374 Views Asked by At

see I have a string containing html text, lets called it S.

S = "<b>this is a sentence. and this is one more sentence</b>"

and I want is to convert above S into following text

S = <b>This is a sentence. And this is one more sentence</b>

The problem is that I can convert any text to sentence case using my function but when the text contains html there is no way to tell my function which part is text and which part is html that should be avoided. and therefore when I give S as input to my function it yields incorrect result as following

S = <b>this is a sentence. And this is one more sentence</b>

Because it considered '<' as first character of sentence and so it tried converting '<' into uppercase which is same as '<'.

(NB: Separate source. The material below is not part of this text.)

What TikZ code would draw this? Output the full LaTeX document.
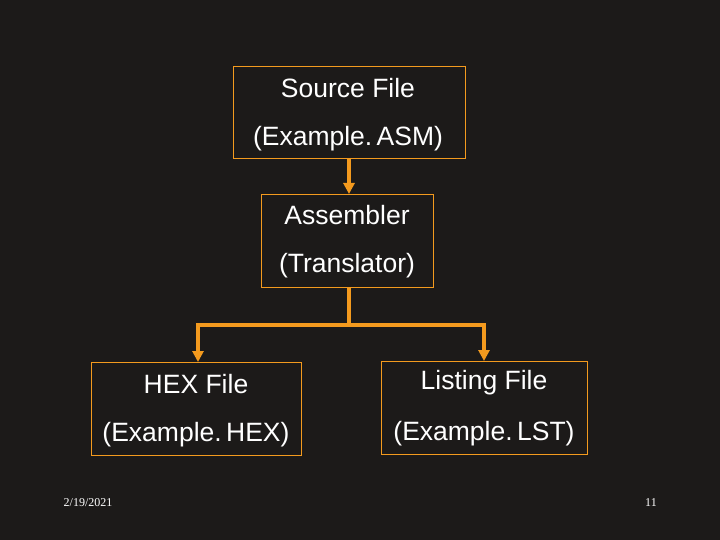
\documentclass[tikz,border=0pt]{standalone}
\usepackage{fontspec}
\setmainfont{Liberation Sans}
\newfontfamily\serifA{Liberation Serif}
\usetikzlibrary{arrows.meta}
\definecolor{bg}{HTML}{1C1A19}
\definecolor{org}{HTML}{F39A1E}
\tikzset{box/.style={draw=org,line width=0.8pt},
lbl/.style={text=white,font=\fontsize{26.5}{30}\selectfont,inner sep=0pt},
conn/.style={draw=org,line width=3.5pt},
arr/.style={conn,-{Triangle[length=11pt,width=11pt]}},
small/.style={text=white,font=\serifA\fontsize{12}{14}\selectfont}}
\begin{document}
\begin{tikzpicture}[x=1pt,y=-1pt]
\fill[bg] (0,0) rectangle (720,540);
\useasboundingbox (0,0) rectangle (720,540);
\draw[box] (233,66) rectangle (465,158);
\draw[box] (261,194) rectangle (433,287);
\draw[box] (91,362) rectangle (301,455);
\draw[box] (381,361) rectangle (587,454);
\coordinate (b1) at (349,158); \coordinate (t2) at (349,194);
\coordinate (b2) at (349,287); \coordinate (j) at (349,325);
\coordinate (l) at (198,325); \coordinate (r) at (484,325);
\coordinate (t3) at (198,362); \coordinate (t4) at (484,361);
\node[lbl] (s1) at (348,88) {Source File};
\node[lbl] (s2) at (348,139) {(Example.\,ASM)};
\node[lbl] (a1) at (347,215) {Assembler};
\node[lbl] (a2) at (347,266) {(Translator)};
\node[lbl] (h1) at (196,384) {HEX File};
\node[lbl] (h2) at (196,435) {(Example.\,HEX)};
\node[lbl] (l1) at (484,383) {Listing File};
\node[lbl] (l2) at (484,434) {(Example.\,LST)};
\draw[arr] (b1) -- (t2);
\draw[conn] (b2) -- (j);
\draw[conn,line cap=rect] (l) -- (r);
\draw[arr] (l) -- (t3);
\draw[arr] (r) -- (t4);
\node[small] (d) at (88,503) {2/19/2021};
\node[small] (n) at (651,503) {11};
\end{tikzpicture}
\end{document}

My question to you folks now is that how to convert text into sentence case in python if text is already encoded in html form ? And I dont wanna loose HTML formating

1

There are 1 best solutions below

4
On

An overly simplistic approach would be

import xml.etree.ElementTree as ET
S = "<b> This is sentence. and this is one more. </b>"

delim = '. ' 

def convert(sentence):
    return sentence[0].upper() + sentence[1:] + delim


def convert_node(child):
    sentences = child.text
    if sentences:
        child.text = ''
        for sentence in sentences.split(delim):
            if sentence:
                child.text += convert(sentence)
    sentences = child.tail
    if sentences:
        child.tail = ''
        for sentence in sentences.split(delim):
            if sentence:
                child.tail += convert(sentence)
    return child

node = ET.fromstring(S)
S = ET.tostring(convert_node(node))

# gives '<b> This is sentence. And this is one more. </b>'

Obviously, this will not cover every situation, but it will work if the task is constrained well enough. This approach should be adaptable for your function that you already have. Essentially, I believe you need to use a parser to parse the HTML and then manipulate the text values of each html node.

If you are reluctant to use a parser, use a regex. This is likely much more fragile, so you must constraint your inputs much more. Something like this as a start:

>>> split_str = re.split('(</?\w+>|\.)', S)
# split_str is ['', '<b>', 'this is a sentence', '.', ' and this is one more sentence', '</b>', '']

You can then just check if the words in the split string starts and ends with < and >

for i, word in enumerate(split_str):
    if len(word) > 1 and not word.startswith('<') or not word.endswith('>'):
       split_str[i] = convert(word)

S = ' '.join(split_str)